A CHAMPION AT REST

[Posted February 11, 2011] The news spread rapidly through Richmond on Wednesday; former Chief Justice Leroy R. Hassell had died overnight. The news was sad but hardly unforeseeable to those who had seen him in recent months, a once robust figure reduced to comparative frailty by the ravages of the disease that would eventually claim him this week.

Others have written about Justice Hassell’s legacy as a pioneering legal figure. He made news, and waves, with his mental-health proposals a few years ago. He was the Supreme Court’s second minority jurist, plucked straight from the private practice of law to sit on Virginia’s highest bench. On these matters, I will leave the words of others to inform you.
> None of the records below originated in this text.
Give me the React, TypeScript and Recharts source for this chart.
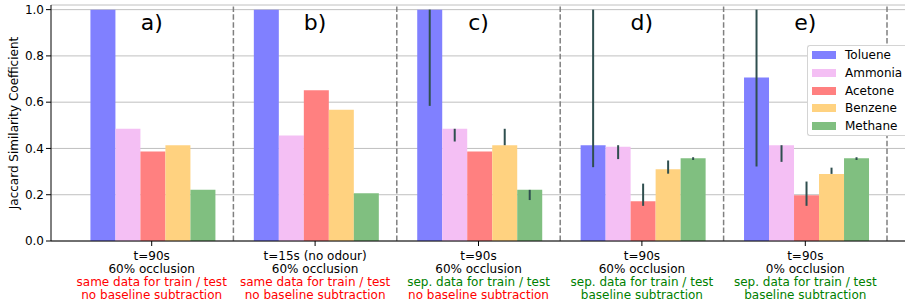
import React from "react";
import {
  BarChart,
  Bar,
  XAxis,
  YAxis,
  CartesianGrid,
  ErrorBar,
  ReferenceLine,
  ReferenceDot,
  Legend,
} from "recharts";

const categories = ["a)", "b)", "c)", "d)", "e)"];

const seriesNames = ["Toluene", "Ammonia", "Acetone", "Benzene", "Methane"];
const seriesColors = ["#8080ff", "#f4bff4", "#ff8080", "#ffd280", "#80bf80"];

const toluene = [1.0, 1.0, 1.0, 0.414, 0.707];
const ammonia = [0.485, 0.456, 0.485, 0.407, 0.414];
const acetone = [0.387, 0.652, 0.387, 0.172, 0.198];
const benzene = [0.414, 0.567, 0.414, 0.31, 0.29];
const methane = [0.221, 0.206, 0.221, 0.358, 0.358];

// error bar extents (absolute lower / upper bounds); null = no error bar
const tolueneLow = [null, null, 0.584, 0.319, 0.322];
const tolueneHigh = [null, null, 1.0, 1.0, 1.0];
const ammoniaLow = [null, null, 0.43, 0.354, 0.342];
const ammoniaHigh = [null, null, 0.485, 0.414, 0.414];
const acetoneLow = [null, null, null, 0.152, 0.152];
const acetoneHigh = [null, null, null, 0.248, 0.257];
const benzeneLow = [null, null, 0.414, 0.291, 0.29];
const benzeneHigh = [null, null, 0.485, 0.348, 0.317];
const methaneLow = [null, null, 0.177, 0.35, 0.35];
const methaneHigh = [null, null, 0.221, 0.362, 0.362];

const yTicks = [0, 0.2, 0.4, 0.6, 0.8, 1.0];

const labelLine1 = ["t=90s", "t=15s (no odour)", "t=90s", "t=90s", "t=90s"];
const labelLine2 = [
  "60% occlusion",
  "60% occlusion",
  "60% occlusion",
  "60% occlusion",
  "0% occlusion",
];
const labelLine3 = [
  "same data for train / test",
  "same data for train / test",
  "sep. data for train / test",
  "sep. data for train / test",
  "sep. data for train / test",
];
const labelLine4 = [
  "no baseline subtraction",
  "no baseline subtraction",
  "no baseline subtraction",
  "baseline subtraction",
  "baseline subtraction",
];
const line3Colors = ["#ff0000", "#ff0000", "#008000", "#008000", "#008000"];
const line4Colors = ["#ff0000", "#ff0000", "#ff0000", "#008000", "#008000"];

const seriesValues = [toluene, ammonia, acetone, benzene, methane];
const seriesLow = [tolueneLow, ammoniaLow, acetoneLow, benzeneLow, methaneLow];
const seriesHigh = [tolueneHigh, ammoniaHigh, acetoneHigh, benzeneHigh, methaneHigh];

const data = categories.map((cat, i) => {
  const row: any = { cat };
  seriesNames.forEach((name, s) => {
    const v = seriesValues[s][i];
    row[name] = v;
    const lo = seriesLow[s][i];
    const hi = seriesHigh[s][i];
    row[name + "_err"] =
      lo == null || hi == null ? undefined : [Math.max(0, v - lo), Math.max(0, hi - v)];
  });
  return row;
});

const FONT = "'DejaVu Sans', Verdana, sans-serif";

const XTick = (props: any) => {
  const { x, y, payload } = props;
  const idx = categories.indexOf(payload.value);
  const lines = [
    { t: labelLine1[idx], c: "#000" },
    { t: labelLine2[idx], c: "#000" },
    { t: labelLine3[idx], c: line3Colors[idx] },
    { t: labelLine4[idx], c: line4Colors[idx] },
  ];
  return (
    <g>
      {lines.map((l, k) => (
        <text
          key={k}
          x={x}
          y={y + 11.5 + k * 13.3}
          textAnchor="middle"
          fontSize={12}
          fontFamily={FONT}
          fill={l.c}
        >
          {l.t}
        </text>
      ))}
    </g>
  );
};

const LegendBox = () => (
  <div
    style={{
      position: "relative",
      width: 98,
      height: 91,
      boxSizing: "border-box",
      border: "1px solid #d4d4d4",
      borderRight: "none",
      borderRadius: "3px 0 0 3px",
      background: "#ffffff",
      fontFamily: FONT,
      fontSize: 12,
      color: "#000",
    }}
  >
    {seriesNames.map((name, i) => (
      <div
        key={name}
        style={{
          position: "absolute",
          left: 4,
          top: 0.5 + i * 17.7,
          height: 17.7,
          display: "flex",
          alignItems: "center",
          whiteSpace: "nowrap",
        }}
      >
        <span
          style={{
            display: "inline-block",
            width: 24,
            height: 8,
            background: seriesColors[i],
            marginRight: 9,
          }}
        />
        <span>{name}</span>
      </div>
    ))}
  </div>
);

export default function App() {
  return (
    <div
      style={{
        position: "absolute",
        left: 0,
        top: 0,
        width: 905,
        height: 303,
        overflow: "hidden",
        background: "#fff",
        fontFamily: FONT,
      }}
    >
      <BarChart
        width={905}
        height={303}
        data={data}
        margin={{ top: 5, right: 0, bottom: 0, left: 0 }}
        barCategoryGap="12.5%"
        barGap={0}
      >
        <CartesianGrid vertical={false} stroke="#b0b0b0" strokeWidth={0.8} />
        <XAxis
          dataKey="cat"
          type="category"
          height={62}
          padding={{ left: 19, right: 18 }}
          tickSize={5}
          tickMargin={2}
          stroke="#000"
          tick={<XTick />}
          interval={0}
        />
        <YAxis
          width={51}
          domain={[0, 1.02]}
          ticks={yTicks}
          tickFormatter={(v: number) => v.toFixed(1)}
          tickSize={5}
          tickMargin={2}
          stroke="#000"
          tick={{ fontSize: 12, fill: "#000", fontFamily: FONT }}
          label={{
            content: (p: any) => {
              const vb = p.viewBox || { x: 0, y: 5, width: 51, height: 236 };
              const cx = 17.5;
              const cy = vb.y + vb.height / 2;
              return (
                <text
                  x={cx}
                  y={cy}
                  transform={`rotate(-90, ${cx}, ${cy})`}
                  textAnchor="middle"
                  fontSize={12}
                  fontFamily={FONT}
                  fill="#000"
                >
                  Jaccard Similarity Coefficient
                </text>
              );
            },
          }}
        />
        {seriesNames.map((name, i) => (
          <Bar
            key={name}
            dataKey={name}
            name={name}
            fill={seriesColors[i]}
            isAnimationActive={false}
          >
            <ErrorBar
              dataKey={name + "_err"}
              direction="y"
              width={0}
              stroke="#2f4f4f"
              strokeWidth={2}
            />
          </Bar>
        ))}
        {categories.map((c) => (
          <ReferenceLine
            key={"sep" + c}
            x={c}
            position="end"
            stroke="#808080"
            strokeWidth={1.5}
            strokeDasharray="5.5 2.4"
          />
        ))}
        {categories.map((c) => (
          <ReferenceDot
            key={"lbl" + c}
            x={c}
            y={0.944}
            r={0}
            fill="none"
            stroke="none"
            label={{
              value: c,
              position: "center",
              fontSize: 22,
              fill: "#000",
              fontFamily: FONT,
            }}
          />
        ))}
        <Legend
          layout="vertical"
          align="center"
          verticalAlign="middle"
          wrapperStyle={{ left: 807, top: 45, width: 98, height: 91 }}
          content={() => <LegendBox />}
        />
      </BarChart>
    </div>
  );
}
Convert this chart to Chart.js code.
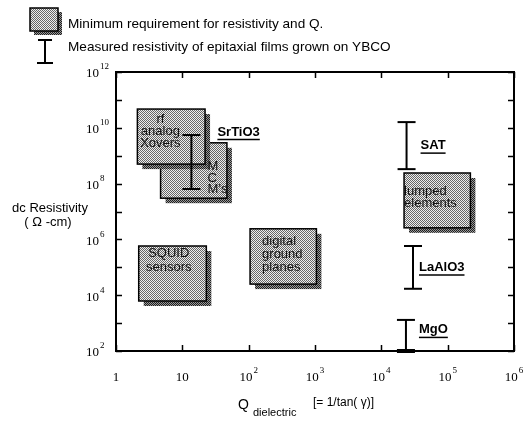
<!DOCTYPE html>
<html>
<head>
<meta charset="utf-8">
<script src="https://cdn.jsdelivr.net/npm/chart.js@4.4.1/dist/chart.umd.min.js"></script>
<style>
  html, body { margin: 0; padding: 0; background: #fff; }
  canvas { display: block; }
</style>
</head>
<body>
<canvas id="chart" width="527" height="421"></canvas>
<script>
// --- datos ---

// cajas: requerimiento minimo (Q y resistividad)
const boxLabels = [["M", "C", "M's"], ["rf", "analog", "Xovers"], ["SQUID", "sensors"], ["digital", "ground", "planes"], ["lumped", "elements"]];
const boxQMin = [4.7, 2.1, 2.2, 105, 2.2e4];
const boxQMax = [47, 22, 23, 1050, 2.2e5];
const boxRhoMin = [3.0e7, 5.0e8, 6.2e3, 2.5e4, 2.6e6];
const boxRhoMax = [2.9e9, 4.7e10, 5.8e5, 2.4e6, 2.4e8];

// barras: resistividad medida en peliculas sobre YBCO
const barLabels = ['SrTiO3', 'SAT', 'LaAlO3', 'MgO'];
const barQ = [13.7, 2.4e4, 3.0e4, 2.35e4];
const barRhoLow = [6.4e7, 3.3e8, 1.7e4, 1e2];
const barRhoHigh = [5.5e9, 1.6e10, 5.8e5, 1.3e3];

// ejes
const xTickValues = [1, 10, 1e2, 1e3, 1e4, 1e5, 1e6];
const xTickLabels = ['1', '10', '10^2', '10^3', '10^4', '10^5', '10^6'];
const yTickValues = [1e2, 1e3, 1e4, 1e5, 1e6, 1e7, 1e8, 1e9, 1e10, 1e11, 1e12];
const yTickLabels = ['10^2', '', '10^4', '', '10^6', '', '10^8', '', '10^10', '', '10^12'];

// --- estilo / posicion de textos (pixeles) ---
const boxTextLayout = [
    { align: 'left', dx: 47, dy: 24, lh: 11.5 },
    { align: 'center', dx: 23, dy: 10, lh: 12 },
    { align: 'center', dx: 30, dy: 7, lh: 14 },
    { align: 'left', dx: 12, dy: 13, lh: 13 },
    { align: 'left', dx: 0, dy: 18, lh: 12.5 }
];
const barTextLayout = [
    { dx: 26, dy: -3, from: 'top' },
    { dx: 14, dy: 0, from: 'mid' },
    { dx: 6, dy: 0, from: 'mid' },
    { dx: 13, dy: 10, from: 'top' }
];

const SANS = '"Liberation Sans", Arial, sans-serif';
const SERIF = '"Liberation Serif", "Times New Roman", serif';

function makeStipple(ctx, dark, light) {
    const c = document.createElement('canvas');
    c.width = c.height = 2;
    const g = c.getContext('2d');
    g.fillStyle = light;
    g.fillRect(0, 0, 2, 2);
    g.fillStyle = dark;
    g.fillRect(0, 0, 1, 1);
    g.fillRect(1, 1, 1, 1);
    return ctx.createPattern(c, 'repeat');
}

function drawShadedBox(ctx, l, t, w, h, off) {
    ctx.fillStyle = makeStipple(ctx, '#1e1e1e', '#9a9a9a');
    ctx.fillRect(l + off, t + off, w, h);
    ctx.fillStyle = makeStipple(ctx, '#666', '#eee');
    ctx.fillRect(l, t, w, h);
    ctx.strokeStyle = '#000';
    ctx.lineWidth = 1.5;
    ctx.strokeRect(l, t, w, h);
}

// "10^4" -> 10 con exponente
function drawPow(ctx, label, x, y, align) {
    const [base, sup] = label.split('^');
    ctx.font = '13px ' + SERIF;
    const wb = ctx.measureText(base).width;
    ctx.font = '9px ' + SERIF;
    const ws = sup ? ctx.measureText(sup).width + 1 : 0;
    const start = align === 'center' ? x - (wb + ws) / 2 : x;
    ctx.textAlign = 'left';
    ctx.textBaseline = 'middle';
    ctx.fillStyle = '#000';
    ctx.font = '13px ' + SERIF;
    ctx.fillText(base, start, y);
    if (sup) {
        ctx.font = '9px ' + SERIF;
        ctx.fillText(sup, start + wb + 1, y - 7);
    }
}

const figurePlugin = {
    id: 'figure',
    beforeDatasetsDraw(chart) {
        const ctx = chart.ctx;
        const xs = chart.scales.x, ys = chart.scales.y;
        const rects = boxLabels.map((_, i) => {
            const l = xs.getPixelForValue(boxQMin[i]);
            const r = xs.getPixelForValue(boxQMax[i]);
            const t = ys.getPixelForValue(boxRhoMax[i]);
            const b = ys.getPixelForValue(boxRhoMin[i]);
            return { l, t, w: r - l, h: b - t };
        });
        ctx.save();
        rects.forEach(r => drawShadedBox(ctx, r.l, r.t, r.w, r.h, 5));
        ctx.font = '13px ' + SANS;
        ctx.fillStyle = '#111';
        ctx.textBaseline = 'middle';
        rects.forEach((r, i) => {
            const lay = boxTextLayout[i];
            ctx.textAlign = lay.align;
            boxLabels[i].forEach((line, k) => {
                ctx.fillText(line, r.l + lay.dx, r.t + lay.dy + k * lay.lh);
            });
        });
        ctx.restore();
    },
    afterDatasetsDraw(chart) {
        const ctx = chart.ctx;
        const xs = chart.scales.x, ys = chart.scales.y;
        const { left, right, top, bottom } = chart.chartArea;
        ctx.save();

        // marco y marcas hacia dentro
        ctx.strokeStyle = '#000';
        ctx.lineWidth = 2;
        ctx.strokeRect(left, top, right - left, bottom - top);
        ctx.lineWidth = 1.5;
        ctx.beginPath();
        yTickValues.forEach(v => {
            const py = Math.round(ys.getPixelForValue(v)) + 0.5;
            ctx.moveTo(left, py); ctx.lineTo(left + 6, py);
            ctx.moveTo(right, py); ctx.lineTo(right - 6, py);
        });
        xTickValues.forEach(v => {
            const px = Math.round(xs.getPixelForValue(v)) + 0.5;
            ctx.moveTo(px, bottom); ctx.lineTo(px, bottom - 6);
            ctx.moveTo(px, top); ctx.lineTo(px, top + 6);
        });
        ctx.stroke();

        // etiquetas de los ejes
        yTickValues.forEach((v, i) => {
            if (yTickLabels[i]) drawPow(ctx, yTickLabels[i], 86, ys.getPixelForValue(v) + 2, 'left');
        });
        xTickValues.forEach((v, i) => {
            drawPow(ctx, xTickLabels[i], xs.getPixelForValue(v), 378, 'center');
        });

        // nombres de los sustratos, en negrita y subrayados
        ctx.font = 'bold 13px ' + SANS;
        ctx.textAlign = 'left';
        ctx.textBaseline = 'middle';
        ctx.fillStyle = '#000';
        barLabels.forEach((name, i) => {
            const lay = barTextLayout[i];
            const px = xs.getPixelForValue(barQ[i]);
            const pTop = ys.getPixelForValue(barRhoHigh[i]);
            const pBot = ys.getPixelForValue(barRhoLow[i]);
            const py = (lay.from === 'top' ? pTop : (pTop + pBot) / 2) + lay.dy;
            const tx = px + lay.dx;
            ctx.fillText(name, tx, py);
            const w = ctx.measureText(name).width;
            ctx.lineWidth = 1.5;
            ctx.beginPath();
            ctx.moveTo(tx, py + 7.5);
            ctx.lineTo(tx + w, py + 7.5);
            ctx.stroke();
        });

        // titulos
        ctx.font = '13px ' + SANS;
        ctx.textAlign = 'center';
        ctx.fillText('dc Resistivity', 50, 208);
        ctx.fillText('( \u03A9 -cm)', 48, 222);
        ctx.textAlign = 'left';
        ctx.font = '14px ' + SANS;
        ctx.fillText('Q', 238, 405);
        ctx.font = '11px ' + SANS;
        ctx.fillText('dielectric', 253, 413);
        ctx.font = '12px ' + SANS;
        ctx.fillText('[= 1/tan( \u03B3)]', 313, 403);

        // leyenda
        drawShadedBox(ctx, 30, 8, 28, 23, 4);
        ctx.fillStyle = '#000';
        ctx.font = '13.6px ' + SANS;
        ctx.textBaseline = 'middle';
        ctx.fillText('Minimum requirement for resistivity and Q.', 68, 24);
        ctx.fillText('Measured resistivity of epitaxial films grown on YBCO', 68, 47);
        ctx.lineWidth = 2;
        ctx.beginPath();
        ctx.moveTo(45, 40); ctx.lineTo(45, 63);
        ctx.moveTo(38, 40); ctx.lineTo(52, 40);
        ctx.moveTo(37, 63); ctx.lineTo(53, 63);
        ctx.stroke();

        ctx.restore();
    }
};

const datasets = barLabels.map((name, i) => ({
    label: name,
    data: [{ x: barQ[i], y: barRhoLow[i] }, { x: barQ[i], y: barRhoHigh[i] }],
    showLine: true,
    borderColor: '#000',
    borderWidth: 2,
    pointStyle: 'line',
    pointRadius: 9,
    // la barra de MgO apoya sobre el eje: tapa inferior mas gruesa
    pointBorderWidth: i === 3 ? [4, 2] : 2,
    pointBorderColor: '#000',
    clip: false
}));

new Chart(document.getElementById('chart'), {
    type: 'scatter',
    data: { datasets },
    options: {
        responsive: false,
        animation: false,
        events: [],
        layout: { padding: { left: 116, right: 10, top: 72, bottom: 70 } },
        scales: {
            x: { type: 'logarithmic', min: 1, max: 1e6, display: false },
            y: { type: 'logarithmic', min: 1e2, max: 1e12, display: false }
        },
        plugins: {
            legend: { display: false },
            tooltip: { enabled: false }
        }
    },
    plugins: [figurePlugin]
});
</script>
</body>
</html>
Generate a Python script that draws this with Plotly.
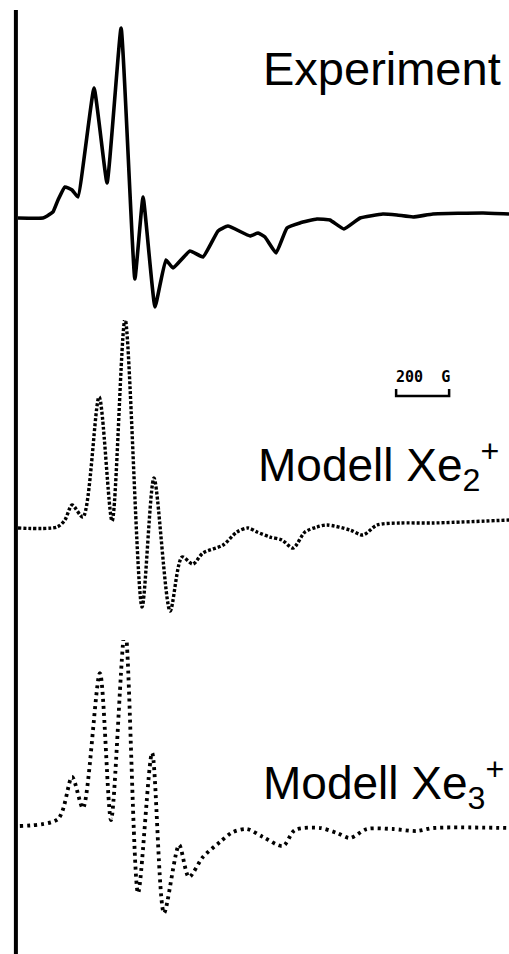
import plotly.graph_objects as go

# ---- data (field in G, amplitude in arbitrary units, baseline = 0) ----
exp_field = [68, 162, 178, 200, 219, 245, 272, 294, 355, 404, 457, 509, 540, 585, 626, 653,
             717, 766, 823, 860, 944, 974, 1000, 1042, 1083, 1132, 1196, 1245, 1298, 1359,
             1445, 1498, 1559, 1634, 1823, 1921]
exp_amp = [0, 0, 2, 6, 18, 31, 28, 21, 130, 35, 190, -61, 21, -89, -42, -50,
           -33, -39, -13, -8, -18, -15, -19, -35, -10, -5, -1, -2, -11, 0,
           4, 3, 1, 4, 5, 4]

xe2_field = [68, 215, 245, 272, 313, 374, 423, 472, 536, 581, 642, 687, 728, 766, 842, 894,
             936, 970, 1019, 1064, 1106, 1151, 1196, 1234, 1321, 1370, 1423, 1510, 1634, 1921]
xe2_amp = [0, 1, 8, 23, 11, 131, 7, 209, -79, 50, -83, -29, -36, -25, -17, -4,
           0, -4, -9, -12, -20, -4, 1, 3, -2, -7, 3, 5, 5, 8]

xe3_field = [75, 219, 272, 313, 377, 419, 472, 521, 574, 619, 676, 713, 766, 830, 879, 932,
             993, 1068, 1113, 1208, 1272, 1321, 1385, 1483, 1574, 1634, 1921]
xe3_amp = [2, 9, 51, 20, 155, 8, 200, -65, 75, -85, -17, -49, -29, -14, -4, -1,
           -9, -18, -2, 0, -5, -10, -1, -1, -3, 0, 0]

labels = ["Experiment", "Modell Xe<sub>2</sub><sup>+</sup>", "Modell Xe<sub>3</sub><sup>+</sup>"]
scale_label = "200  G"
scale_g = 200
scale_start_g = 1495

W, H = 509, 954

fig = go.Figure()
fig.add_trace(go.Scatter(x=exp_field, y=exp_amp, mode="lines", yaxis="y",
                         line=dict(color="black", width=3.6, shape="spline", smoothing=0.35),
                         hoverinfo="skip"))
fig.add_trace(go.Scatter(x=xe2_field, y=xe2_amp, mode="lines", yaxis="y2",
                         line=dict(color="black", width=3.4, dash="3px,2px", shape="spline", smoothing=0.8),
                         hoverinfo="skip"))
fig.add_trace(go.Scatter(x=xe3_field, y=xe3_amp, mode="lines", yaxis="y3",
                         line=dict(color="black", width=3.8, dash="3px,4px", shape="spline", smoothing=0.8),
                         hoverinfo="skip"))

ax_common = dict(visible=False, showgrid=False, zeroline=False, fixedrange=True)
fig.update_layout(
    width=W, height=H,
    margin=dict(l=0, r=0, t=0, b=0),
    paper_bgcolor="white", plot_bgcolor="white",
    showlegend=False,
    xaxis=dict(range=[0, 1921], domain=[0, 1], **ax_common),
    yaxis=dict(range=[-102, 218], domain=[0.6646, 1], **ax_common),
    yaxis2=dict(range=[-112, 208], domain=[0.3291, 0.6646], **ax_common),
    yaxis3=dict(range=[-126, 188], domain=[0, 0.3291], **ax_common),
)

# vertical axis line at the left
fig.add_shape(type="line", xref="x", yref="paper", x0=60, x1=60, y0=0, y1=0.9895,
              line=dict(color="black", width=4))

# scale bar
x0 = scale_start_g
x1 = scale_start_g + scale_g
fig.add_shape(type="path", xref="x", yref="paper",
              path=f"M {x0},0.5922 L {x0},0.5849 L {x1},0.5849 L {x1},0.5922",
              line=dict(color="black", width=2.5))
fig.add_annotation(text=f"<b>{scale_label}</b>", xref="x", yref="paper",
                   x=(x0 + x1) / 2, y=1 - 377.5 / H, xanchor="center", yanchor="middle",
                   showarrow=False, font=dict(family="DejaVu Sans Mono", size=15, color="black"))

label_pos = [(261, 69), (256, 465.5), (261, 783.5)]
label_size = [47, 46, 46]
for text, (px, py), fs in zip(labels, label_pos, label_size):
    fig.add_annotation(text=text, xref="paper", yref="paper", x=px / W, y=1 - py / H,
                       xanchor="left", yanchor="middle", showarrow=False,
                       font=dict(family="Liberation Sans", size=fs, color="black"))

fig.write_html("out.html", config={"displayModeBar": False, "staticPlot": True},
               post_script="document.body.style.margin='0px';document.body.style.overflow='hidden';")
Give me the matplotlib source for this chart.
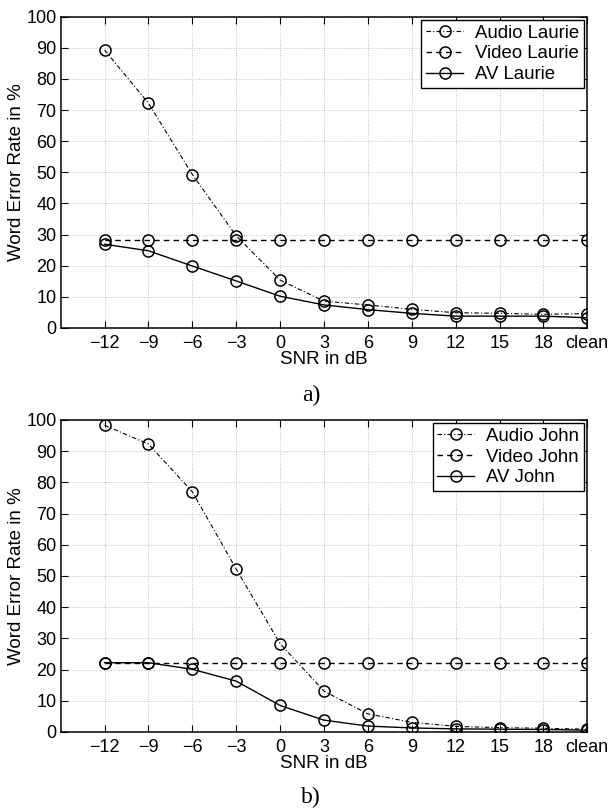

I choose instead to focus on two aspects of the former chief’s life and his character. Taking them chronologically, the first is his involuntary position as one of the first African-American students to integrate formerly all-white Norview High School, here in Tidewater, back in September 1970. (Brown v. Board of Education famously took its time in reaching the classrooms of Virginia.) I remember this time well, because on what was likely the very same day, I was part of the first crop of white students to walk into the halls of formerly all-black Crestwood Junior High School in Chesapeake, just ten miles due south of Norview.

Justice Hassell spoke little of that occasion, but I suspect that his experience was a bit different from mine. While my junior high school was fully integrated immediately, Norview, as I understand it, wasn’t; I have read that the first group of minority students there was very small, and constituted a tiny segment of the school’s population. That, I perceive, is a very different dynamic.

My daughter’s generation, from what I’ve seen, regards racial prejudice as a sort of anachronistic curiosity; from what I’ve seen of her social choices, and those of her friends, race is essentially irrelevant to them. It wasn’t, forty years ago. What I infer that Leroy Hassell learned from that time was, I suspect, the same two lessons that I learned: First, there were certain people who decided what they thought about you by looking only at the color of your skin. And second, the rest of us were going to prevail, as long as we persevered.

Justice Hassell persevered. Four years after leaving Norview, he entered Harvard Law School, and from there he embarked on a career that would raise him rapidly to the pinnacle of his profession – a Supreme Court justice in his mid-30s. It was less important to him that he was a black justice than that he was a good justice.

The second aspect of this man I’ll mention here is his commitment to pro bono service. For the last eight years, every time I had a merits argument before the Supreme Court, I watched at the beginning of the day’s docket as newly-licensed lawyers were sworn in and admitted to the bar of the court. On each of those occasions, the Chief Justice gave a short welcoming speech to the new lawyers, fully half of which was an exhortation to provide pro bono services to indigent clients. It never varied; he always impressed upon each lawyer the need to provide this public service.

I have no idea how to measure how effective these urgings were, but I know that he was fully committed to improving the availability of pro bono services. In this light, I invite each of my readers who are attorneys to reflect on how much pro bono work you have provided over the last year, or the last ten. Keep in mind what pro bono work is not: It does not include work for one of your good corporate clients for which you simply decline to submit a bill, in the interest of generating goodwill and future business. It does not include representing your best corporate client’s CEO’s teenage son who got a speeding ticket, again for no fee. That kind of work is called marketing, and it doesn’t count against the 2% of your time per year that the Rules of Professional Conduct call for you to perform pro bono publico, “for the public good.”

Here’s how the RPCs define pro bono services: poverty law, civil rights law, public interest law, and volunteer activities designed to increase availability of pro bono legal services. That is the yardstick by which each of us must measure our contribution to the betterment of society, not merely to the expansion of our own wealth. RPC 6.1(c) provides one alternate method of satisfying your duties, in case (for example) you’re a corporate or tax lawyer and you don’t feel capable of handling a civil-rights lawsuit: You can provide “direct financial support of programs that provide direct delivery of legal services to meet the needs” of the above areas. If you’re in that situation, I encourage you to click on this link and make a donation. Jay Speer, Executive Director of the Virginia Poverty Law Center, will be very happy to have your help.

For the rest of us, please feel free to use the conventional method, and take on a case or three for clients who could never afford your services at the rack rate. If you have a law license, you’re expected to do this. And given how important was to the late Leroy Rountree Hassell, Sr., you will be honoring the legacy of a champion of this cause, now at rest.

* * *

Today I had the honor of visiting the rotunda of the State Capitol, where Justice Hassell’s remains lay in state, to pay my final respects. Since the General Assembly is in session, I suspect that he had a great deal of visitors who were much more exalted than I am. I hope you had an opportunity to see this highly moving scene – the coffin, draped with the flag of Virginia, attended solemnly by two Capitol Police officers at all times, lying immediately at the feet of the Houdon statute of George Washington. Justice Hassell’s memorial services will be held tomorrow morning in Richmond, and interment will be private.